Хорошо, что не мимо стула. Но она быстро взяла себя в руки и, схватив сумочку, решительно подскочила.
– Значит, я найду другого врача.
– Ева. Сядь. И выслушай меня.
Она неохотно подчинилась.
– Я могу сейчас отвести тебя на кресло. Ширнуть тебе в вену коктейльчик, всадить лидокаин и включить вакуумный отсос. Пятнадцать минут, о которых ты потом можешь сильно пожалеть, – жестко сказала я. Словно пощечину залепила.
Но подруга – она на то и подруга. Не только жилетка для слез и соплей. И не только палочка-выручалочка. Но и хорошая дубина с шипами. Подруга скажет неприятную правду в лицо, даже если это разрушит многолетнюю дружбу. Главное – убережет от роковой ошибки.
– Тебя потом поштормит пару дней, – безжалостно продолжила я. – А на следующей неделе ты будешь вновь улыбаться Додику и костерить его же. Если все обойдется, то через пару лет ты, возможно, родишь малыша. А может – и нет. И дело даже не в осложнениях после аборта, хотя и они бывают. То же воспаление, гормональный сбой после первого прерывания беременности. У вас с мужем может просто не получиться. Резус-конфликт, группа-конфликт, иммунный отказ – причин много. Но итог таков, что даже ЭКО не станет панацеей.
– Но… – растерялась Ева.
– А вам захочется детей, ой как захочется. Додику хочется уже сейчас. Иначе бы ты не залетела. И что? Суррогатное материнство? Видела я таких родителей, которые тряслись над той, что вынашивала их ребенка. А что, чудесная же картинка: твой муж носится вокруг чужой бабы, пылинки с нее сдувает, прикладывает ухо к ее голому животу и млеет. А ты на это смотришь. И кусаешь губы. Вот точно так же, как сейчас. Но сделать уже ничего не можешь. Ни-че-го. Потому что каждая беременность в жизни женщины может стать последней.
– Ты хочешь, чтобы я оставила ребенка? – Ева подняла на меня взгляд.
– Я хочу, чтобы твое решение было обдуманным. Не потому, что тебе именно в эту минуту вожжа под хвост попала. И не потому, что завтра срочная съемка и тебе надо на ней быть без токсикоза… Подумай. Лучше – не одна, а с Додиком. И только когда ты точно все взвесишь, приходи ко мне. У тебя еще есть полторы недели.
– До свадьбы? – заторможенно спросила она.
– До женской консультации или аборта! – рявкнула я, а потом посмотрела на Еву и поняла: ей за руль сейчас не стоит садиться.
– Звони своему Додику, – скомандовала я. – Пусть тебя заберет.

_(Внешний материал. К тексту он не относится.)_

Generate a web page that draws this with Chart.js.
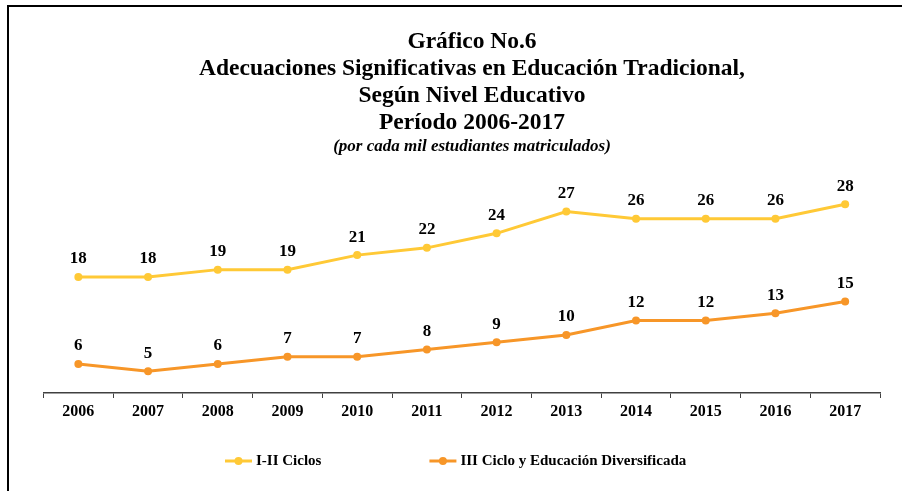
<!DOCTYPE html>
<html>
<head>
<meta charset="utf-8">
<script src="https://cdn.jsdelivr.net/npm/chart.js@4.4.1/dist/chart.umd.min.js"></script>
<style>
  html, body { margin: 0; padding: 0; background: #fff; }
  #wrap { position: relative; width: 902px; height: 491px; }
  #frame { position: absolute; left: 7px; top: 5px; right: 0; bottom: 0; border-top: 2px solid #000; border-left: 2px solid #000; pointer-events: none; }
</style>
</head>
<body>
<div id="wrap">
  <canvas id="chart" width="902" height="491"></canvas>
  <div id="frame"></div>
</div>
<script>
const YEARS = ['2006', '2007', '2008', '2009', '2010', '2011', '2012', '2013', '2014', '2015', '2016', '2017'];
const CICLOS_I_II = [18, 18, 19, 19, 21, 22, 24, 27, 26, 26, 26, 28];
const CICLO_III_DIV = [6, 5, 6, 7, 7, 8, 9, 10, 12, 12, 13, 14.6];
const SERIES_NAMES = ['I-II Ciclos', 'III Ciclo y Educación Diversificada'];
const TITLE_LINES = [
  'Gráfico No.6',
  'Adecuaciones Significativas en Educación Tradicional,',
  'Según Nivel Educativo',
  'Período 2006-2017'
];
const SUBTITLE = '(por cada mil estudiantes matriculados)';

const SERIF = '"Liberation Serif", "Times New Roman", serif';
const YELLOW = '#FFC936';
const ORANGE = '#F79628';

// numbers above each point
const valueLabels = {
  id: 'valueLabels',
  afterDatasetsDraw(chart) {
    const ctx = chart.ctx;
    ctx.save();
    ctx.font = `bold 17px ${SERIF}`;
    ctx.fillStyle = '#000';
    ctx.textAlign = 'center';
    ctx.textBaseline = 'middle';
    chart.data.datasets.forEach((ds, i) => {
      chart.getDatasetMeta(i).data.forEach((pt, j) => {
        ctx.fillText(Math.round(ds.data[j]), pt.x, pt.y - 18);
      });
    });
    ctx.restore();
  }
};

// legend with line + dot markers, spread wide like the original
const lineLegend = {
  id: 'lineLegend',
  afterDraw(chart) {
    const ctx = chart.ctx;
    const y = 461;
    let x = 225;
    ctx.save();
    ctx.font = `bold 15px ${SERIF}`;
    ctx.textBaseline = 'middle';
    ctx.textAlign = 'left';
    chart.data.datasets.forEach(ds => {
      ctx.strokeStyle = ds.borderColor;
      ctx.lineWidth = 3;
      ctx.beginPath();
      ctx.moveTo(x, y);
      ctx.lineTo(x + 27, y);
      ctx.stroke();
      ctx.fillStyle = ds.borderColor;
      ctx.beginPath();
      ctx.arc(x + 13.5, y, 4, 0, Math.PI * 2);
      ctx.fill();
      ctx.fillStyle = '#000';
      ctx.fillText(ds.label, x + 31, y);
      x += 31 + ctx.measureText(ds.label).width + 108;
    });
    ctx.restore();
  }
};

const main = () => {
  const canvas = document.getElementById('chart');

  const data = {
    labels: YEARS,
    datasets: [{
      label: SERIES_NAMES[0],
      data: CICLOS_I_II,
      borderColor: YELLOW,
      backgroundColor: YELLOW,
      pointBackgroundColor: YELLOW,
      borderWidth: 3,
      pointRadius: 4,
      pointBorderWidth: 0,
      tension: 0
    },
    {
      label: SERIES_NAMES[1],
      data: CICLO_III_DIV,
      borderColor: ORANGE,
      backgroundColor: ORANGE,
      pointBackgroundColor: ORANGE,
      borderWidth: 3,
      pointRadius: 4,
      pointBorderWidth: 0,
      tension: 0
    }]
  };

  const options = {
    responsive: false,
    animation: false,
    layout: {
      // title block is centred a bit right of the plot, so keep right padding small
      padding: { top: 10, left: 43.5, right: 1.5, bottom: 58 }
    },
    plugins: {
      legend: { display: false },
      tooltip: { enabled: false },
      title: {
        display: true,
        text: TITLE_LINES,
        color: '#000',
        font: { family: SERIF, size: 23.5, weight: 'bold', lineHeight: 27 / 23.5 },
        padding: { top: 18, bottom: 0 }
      },
      subtitle: {
        display: true,
        text: SUBTITLE,
        color: '#000',
        font: { family: SERIF, size: 17, weight: 'bold', style: 'italic', lineHeight: 1.2 },
        padding: { top: 0, bottom: 33.4 }
      }
    },
    scales: {
      x: {
        offset: true,
        grid: {
          offset: true,
          drawOnChartArea: false,
          drawTicks: true,
          tickLength: 5,
          color: '#404040',
          lineWidth: 1
        },
        border: { display: true, color: '#404040', width: 1.5 },
        ticks: {
          color: '#000',
          padding: 4,
          maxRotation: 0,
          font: { family: SERIF, size: 16, weight: 'bold' }
        },
        afterFit: (scale) => { scale.height = 40; }
      },
      y: {
        position: 'right',
        min: 2,
        max: 30,
        grid: { display: false },
        border: { display: false },
        ticks: { display: false },
        // invisible spacer on the right of the plot
        afterFit: (scale) => { scale.width = 20.5; }
      }
    }
  };

  new Chart(canvas, {
    type: 'line',
    data,
    options,
    plugins: [valueLabels, lineLegend]
  });
};

main();
</script>
</body>
</html>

Самое удивительное – Ева послушалась. Как механическая кукла достала телефон и лишенным любых эмоций голосом назвала адрес.
Виновник примчался быстро. Словно печенкой чуял, что все из-за него. Увидел меня в халате, спускающуюся следом по ступенькам бледную Еву и помрачнел. Явно все понял и предположил худшее.
Пока Ева усаживалась на пассажирское сиденье, я тихо, так, чтобы она не услышала, произнесла:
– Ты поторопился.
Он сглотнул.
– Она… тоже? – также едва слышно произнес Додик, имея в виду аборт.
Хотя какой Додик? Давид Соколов – крупный предприниматель, глава холдинга. Самым еврейским в нем было имя, данное в честь прадеда. Он не был красив глянцевой мужской красотой. Скорее чем-то напоминал Челентано. Чуть лысоват, чуть нагловат, но, бесспорно, умен. Дьявольски, я бы сказала. И единственным его слабым местом была Ева, которую он по-настоящему любил, несмотря на все ее выкрутасы.
– Еще нет. Так что ей не стоит волноваться, и вообще. Береги и ее, и ребенка. И прими ее решение, каким бы оно ни было.